• [Available records]

-------------------------

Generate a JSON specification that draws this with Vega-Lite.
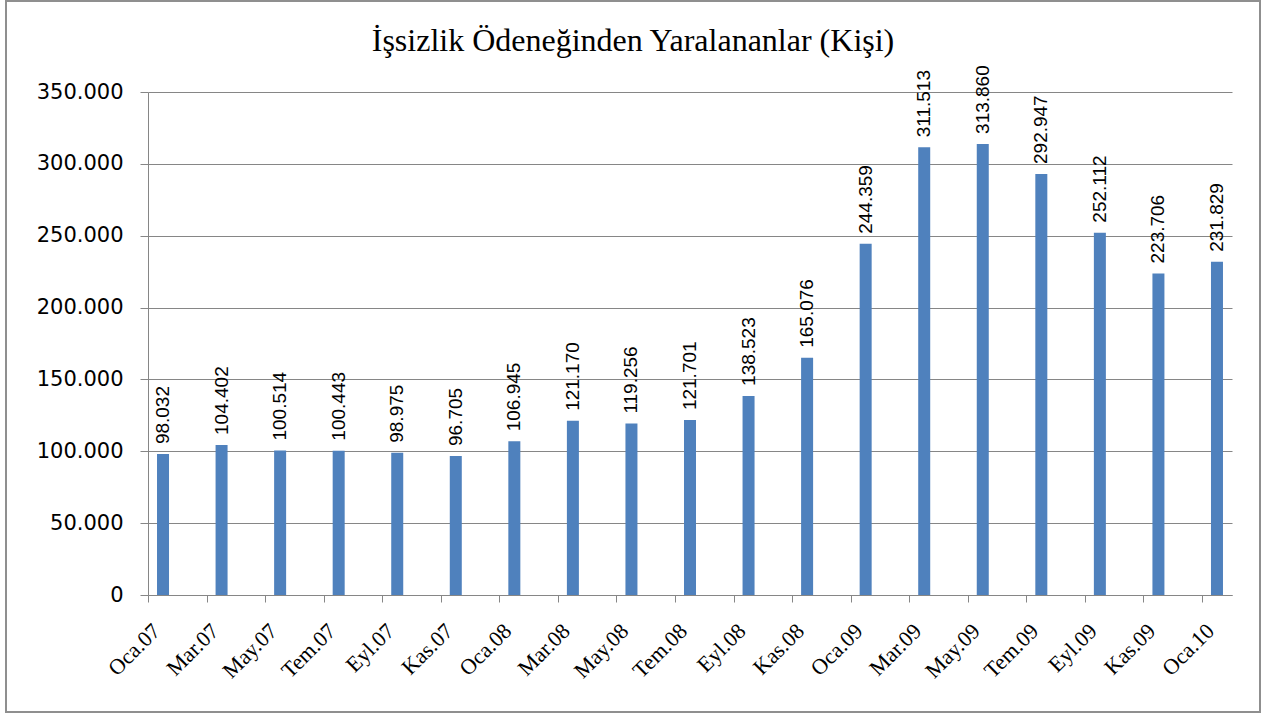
{
  "$schema": "https://vega.github.io/schema/vega-lite/v6.json",
  "autosize": "none",
  "padding": {"left": 6, "top": 1, "right": 2, "bottom": 3},
  "width": 1254,
  "height": 711,
  "background": "white",
  "config": {
    "locale": {"number": {"decimal": ",", "thousands": ".", "grouping": [3], "currency": ["", ""]}},
    "view": {"stroke": "#8f8f8f", "strokeWidth": 2}
  },
  "title": {
    "text": "İşsizlik Ödeneğinden Yaralananlar (Kişi)",
    "font": "Liberation Serif",
    "fontSize": 32,
    "fontWeight": "normal",
    "color": "#000000",
    "anchor": "middle",
    "frame": "group",
    "baseline": "alphabetic",
    "offset": -82
  },
  "data": {
    "values": [
      {"ay": "Oca.07", "kisi": 98032},
      {"ay": "Mar.07", "kisi": 104402},
      {"ay": "May.07", "kisi": 100514},
      {"ay": "Tem.07", "kisi": 100443},
      {"ay": "Eyl.07", "kisi": 98975},
      {"ay": "Kas.07", "kisi": 96705},
      {"ay": "Oca.08", "kisi": 106945},
      {"ay": "Mar.08", "kisi": 121170},
      {"ay": "May.08", "kisi": 119256},
      {"ay": "Tem.08", "kisi": 121701},
      {"ay": "Eyl.08", "kisi": 138523},
      {"ay": "Kas.08", "kisi": 165076},
      {"ay": "Oca.09", "kisi": 244359},
      {"ay": "Mar.09", "kisi": 311513},
      {"ay": "May.09", "kisi": 313860},
      {"ay": "Tem.09", "kisi": 292947},
      {"ay": "Eyl.09", "kisi": 252112},
      {"ay": "Kas.09", "kisi": 223706},
      {"ay": "Oca.10", "kisi": 231829}
    ]
  },
  "encoding": {
    "x": {
      "field": "ay",
      "type": "nominal",
      "sort": null,
      "scale": {"range": [142, 1226], "paddingInner": 0.795, "paddingOuter": 0.154},
      "axis": {
        "title": null,
        "offset": -117,
        "domainColor": "#868686",
        "domainWidth": 1,
        "tickColor": "#868686",
        "tickSize": 7,
        "tickOffset": -15,
        "labelAngle": -45,
        "labelAlign": "right",
        "labelBaseline": "middle",
        "labelPadding": 25,
        "labelOffset": 8,
        "labelFont": "Liberation Serif",
        "labelFontSize": 22,
        "labelColor": "#000000"
      }
    },
    "y": {
      "field": "kisi",
      "type": "quantitative",
      "scale": {"domain": [0, 350000], "range": [594, 91], "nice": false},
      "axis": {
        "title": null,
        "offset": -142,
        "values": [0, 50000, 100000, 150000, 200000, 250000, 300000, 350000],
        "format": ",d",
        "grid": true,
        "gridColor": "#868686",
        "gridWidth": 1,
        "domainColor": "#868686",
        "tickColor": "#868686",
        "tickSize": 8,
        "labelPadding": 17,
        "labelFont": "DejaVu Sans",
        "labelFontSize": 21,
        "labelColor": "#000000"
      }
    }
  },
  "layer": [
    {"mark": {"type": "bar", "color": "#4F81BD"}},
    {
      "mark": {
        "type": "text",
        "angle": 270,
        "align": "left",
        "baseline": "middle",
        "dx": 10,
        "font": "Liberation Sans",
        "fontSize": 19,
        "color": "#000000"
      },
      "encoding": {"text": {"field": "kisi", "type": "quantitative", "format": ",d"}}
    }
  ]
}
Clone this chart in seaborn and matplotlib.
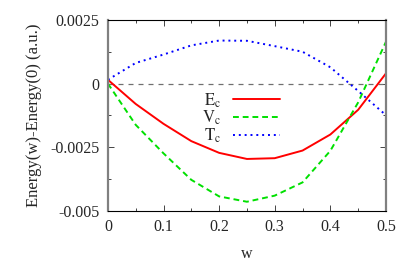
import numpy as np
import pandas as pd
import seaborn as sns
import matplotlib.pyplot as plt
from matplotlib.ticker import MultipleLocator

# Valores
w = [0.0, 0.05, 0.1, 0.15, 0.2, 0.25, 0.3, 0.35, 0.4, 0.45, 0.5]
Ec = [0.00015, -0.0008, -0.00158, -0.00226, -0.00272, -0.00296, -0.00293, -0.00263, -0.0020, -0.00103, 0.0004]
Vc = [0.0, -0.00162, -0.00274, -0.00378, -0.00443, -0.00464, -0.00440, -0.00388, -0.00264, -0.00074, 0.00164]
Tc = [0.00015, 0.00081, 0.00114, 0.00150, 0.00169, 0.00168, 0.00147, 0.00125, 0.00064, -0.00029, -0.00124]
nomes = ["$\\mathrm{E_c}$", "$\\mathrm{V_c}$", "$\\mathrm{T_c}$"]

dados = pd.DataFrame({
    "w": w * 3,
    "valor": Ec + Vc + Tc,
    "serie": [nomes[0]] * len(w) + [nomes[1]] * len(w) + [nomes[2]] * len(w),
})

sns.set_style("ticks")
plt.rcParams["font.family"] = ["Liberation Serif", "DejaVu Serif"]
plt.rcParams["mathtext.fontset"] = "stix"

fig = plt.figure(figsize=(4.15, 2.62), dpi=100)
ax = fig.add_axes([0.26, 0.195, 0.67, 0.729])

cores = {nomes[0]: "#ff0000", nomes[1]: "#00e000", nomes[2]: "#0000ff"}
estilos = {nomes[0]: "-", nomes[1]: (0, (3, 2)), nomes[2]: (0, (1, 2))}

ax.axhline(0, color="#707070", linestyle=(0, (4, 4)), linewidth=0.9)

for nome in nomes:
    sub = dados[dados["serie"] == nome]
    sns.lineplot(data=sub, x="w", y="valor", ax=ax, color=cores[nome],
                 linestyle=estilos[nome], linewidth=1.4, label=nome)

ax.set_xlim(0, 0.5)
ax.set_ylim(-0.005, 0.0025)
ax.xaxis.set_minor_locator(MultipleLocator(0.05))
ax.yaxis.set_minor_locator(MultipleLocator(0.00125))
ax.set_xticks([0, 0.1, 0.2, 0.3, 0.4, 0.5])
ax.set_xticklabels(["0", "0.1", "0.2", "0.3", "0.4", "0.5"])
ax.set_yticks([-0.005, -0.0025, 0, 0.0025])
ax.set_yticklabels(["-0.005", "-0.0025", "0", "0.0025"])
ax.tick_params(which="both", direction="in", top=True, right=True, labelsize=11.5, pad=6)
ax.tick_params(which="major", length=4, width=0.6)
ax.tick_params(which="minor", length=2.5, width=0.6)

for lado in ["top", "bottom"]:
    ax.spines[lado].set_color("black")
    ax.spines[lado].set_linewidth(0.8)
for lado in ["left", "right"]:
    ax.spines[lado].set_color("#808080")
    ax.spines[lado].set_linewidth(1.6)

ax.set_xlabel("w", fontsize=11.5, labelpad=8)
ax.set_ylabel("Energy(w)-Energy(0) (a.u.)", fontsize=12, labelpad=6)

ax.legend(loc="upper left", bbox_to_anchor=(0.31, 0.67), frameon=False, markerfirst=False,
          fontsize=12, handlelength=2.8, handletextpad=0.7, labelspacing=-0.05, borderpad=0)

fig.savefig("out.png", dpi=100)
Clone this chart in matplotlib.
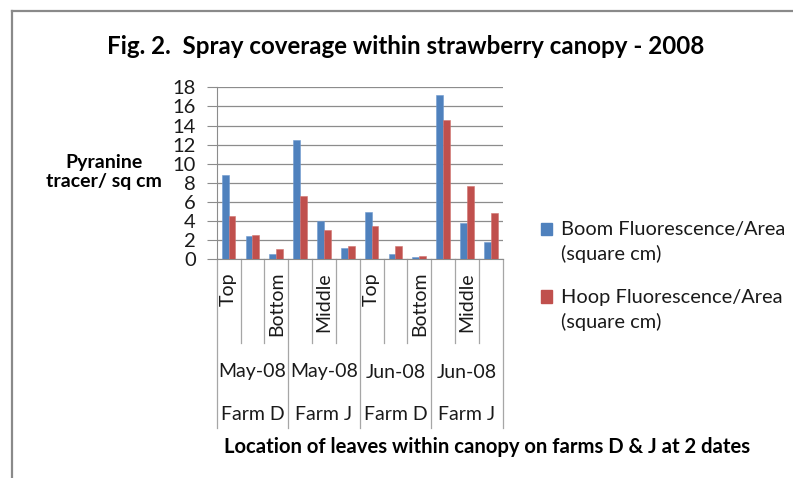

-------------------------

• [Given instruction]
Restate each of the entries above word for word and skip every image.

• [Written response]
Generate a JSON specification that draws this with Vega-Lite.
{
  "$schema": "https://vega.github.io/schema/vega-lite/v6.json",
  "autosize": "none",
  "padding": {"left": 6, "top": 1, "right": 2, "bottom": 3},
  "width": 1254,
  "height": 711,
  "background": "white",
  "config": {
    "locale": {"number": {"decimal": ",", "thousands": ".", "grouping": [3], "currency": ["", ""]}},
    "view": {"stroke": "#8f8f8f", "strokeWidth": 2}
  },
  "title": {
    "text": "İşsizlik Ödeneğinden Yaralananlar (Kişi)",
    "font": "Liberation Serif",
    "fontSize": 32,
    "fontWeight": "normal",
    "color": "#000000",
    "anchor": "middle",
    "frame": "group",
    "baseline": "alphabetic",
    "offset": -82
  },
  "data": {
    "values": [
      {"ay": "Oca.07", "kisi": 98032},
      {"ay": "Mar.07", "kisi": 104402},
      {"ay": "May.07", "kisi": 100514},
      {"ay": "Tem.07", "kisi": 100443},
      {"ay": "Eyl.07", "kisi": 98975},
      {"ay": "Kas.07", "kisi": 96705},
      {"ay": "Oca.08", "kisi": 106945},
      {"ay": "Mar.08", "kisi": 121170},
      {"ay": "May.08", "kisi": 119256},
      {"ay": "Tem.08", "kisi": 121701},
      {"ay": "Eyl.08", "kisi": 138523},
      {"ay": "Kas.08", "kisi": 165076},
      {"ay": "Oca.09", "kisi": 244359},
      {"ay": "Mar.09", "kisi": 311513},
      {"ay": "May.09", "kisi": 313860},
      {"ay": "Tem.09", "kisi": 292947},
      {"ay": "Eyl.09", "kisi": 252112},
      {"ay": "Kas.09", "kisi": 223706},
      {"ay": "Oca.10", "kisi": 231829}
    ]
  },
  "encoding": {
    "x": {
      "field": "ay",
      "type": "nominal",
      "sort": null,
      "scale": {"range": [142, 1226], "paddingInner": 0.795, "paddingOuter": 0.154},
      "axis": {
        "title": null,
        "offset": -117,
        "domainColor": "#868686",
        "domainWidth": 1,
        "tickColor": "#868686",
        "tickSize": 7,
        "tickOffset": -15,
        "labelAngle": -45,
        "labelAlign": "right",
        "labelBaseline": "middle",
        "labelPadding": 25,
        "labelOffset": 8,
        "labelFont": "Liberation Serif",
        "labelFontSize": 22,
        "labelColor": "#000000"
      }
    },
    "y": {
      "field": "kisi",
      "type": "quantitative",
      "scale": {"domain": [0, 350000], "range": [594, 91], "nice": false},
      "axis": {
        "title": null,
        "offset": -142,
        "values": [0, 50000, 100000, 150000, 200000, 250000, 300000, 350000],
        "format": ",d",
        "grid": true,
        "gridColor": "#868686",
        "gridWidth": 1,
        "domainColor": "#868686",
        "tickColor": "#868686",
        "tickSize": 8,
        "labelPadding": 17,
        "labelFont": "DejaVu Sans",
        "labelFontSize": 21,
        "labelColor": "#000000"
      }
    }
  },
  "layer": [
    {"mark": {"type": "bar", "color": "#4F81BD"}},
    {
      "mark": {
        "type": "text",
        "angle": 270,
        "align": "left",
        "baseline": "middle",
        "dx": 10,
        "font": "Liberation Sans",
        "fontSize": 19,
        "color": "#000000"
      },
      "encoding": {"text": {"field": "kisi", "type": "quantitative", "format": ",d"}}
    }
  ]
}
Clone this chart in seaborn and matplotlib.
import numpy as np
import pandas as pd
import seaborn as sns
import matplotlib.pyplot as plt
from matplotlib.ticker import MultipleLocator

# Valores
w = [0.0, 0.05, 0.1, 0.15, 0.2, 0.25, 0.3, 0.35, 0.4, 0.45, 0.5]
Ec = [0.00015, -0.0008, -0.00158, -0.00226, -0.00272, -0.00296, -0.00293, -0.00263, -0.0020, -0.00103, 0.0004]
Vc = [0.0, -0.00162, -0.00274, -0.00378, -0.00443, -0.00464, -0.00440, -0.00388, -0.00264, -0.00074, 0.00164]
Tc = [0.00015, 0.00081, 0.00114, 0.00150, 0.00169, 0.00168, 0.00147, 0.00125, 0.00064, -0.00029, -0.00124]
nomes = ["$\\mathrm{E_c}$", "$\\mathrm{V_c}$", "$\\mathrm{T_c}$"]

dados = pd.DataFrame({
    "w": w * 3,
    "valor": Ec + Vc + Tc,
    "serie": [nomes[0]] * len(w) + [nomes[1]] * len(w) + [nomes[2]] * len(w),
})

sns.set_style("ticks")
plt.rcParams["font.family"] = ["Liberation Serif", "DejaVu Serif"]
plt.rcParams["mathtext.fontset"] = "stix"

fig = plt.figure(figsize=(4.15, 2.62), dpi=100)
ax = fig.add_axes([0.26, 0.195, 0.67, 0.729])

cores = {nomes[0]: "#ff0000", nomes[1]: "#00e000", nomes[2]: "#0000ff"}
estilos = {nomes[0]: "-", nomes[1]: (0, (3, 2)), nomes[2]: (0, (1, 2))}

ax.axhline(0, color="#707070", linestyle=(0, (4, 4)), linewidth=0.9)

for nome in nomes:
    sub = dados[dados["serie"] == nome]
    sns.lineplot(data=sub, x="w", y="valor", ax=ax, color=cores[nome],
                 linestyle=estilos[nome], linewidth=1.4, label=nome)

ax.set_xlim(0, 0.5)
ax.set_ylim(-0.005, 0.0025)
ax.xaxis.set_minor_locator(MultipleLocator(0.05))
ax.yaxis.set_minor_locator(MultipleLocator(0.00125))
ax.set_xticks([0, 0.1, 0.2, 0.3, 0.4, 0.5])
ax.set_xticklabels(["0", "0.1", "0.2", "0.3", "0.4", "0.5"])
ax.set_yticks([-0.005, -0.0025, 0, 0.0025])
ax.set_yticklabels(["-0.005", "-0.0025", "0", "0.0025"])
ax.tick_params(which="both", direction="in", top=True, right=True, labelsize=11.5, pad=6)
ax.tick_params(which="major", length=4, width=0.6)
ax.tick_params(which="minor", length=2.5, width=0.6)

for lado in ["top", "bottom"]:
    ax.spines[lado].set_color("black")
    ax.spines[lado].set_linewidth(0.8)
for lado in ["left", "right"]:
    ax.spines[lado].set_color("#808080")
    ax.spines[lado].set_linewidth(1.6)

ax.set_xlabel("w", fontsize=11.5, labelpad=8)
ax.set_ylabel("Energy(w)-Energy(0) (a.u.)", fontsize=12, labelpad=6)

ax.legend(loc="upper left", bbox_to_anchor=(0.31, 0.67), frameon=False, markerfirst=False,
          fontsize=12, handlelength=2.8, handletextpad=0.7, labelspacing=-0.05, borderpad=0)

fig.savefig("out.png", dpi=100)
Clone this chart in matplotlib.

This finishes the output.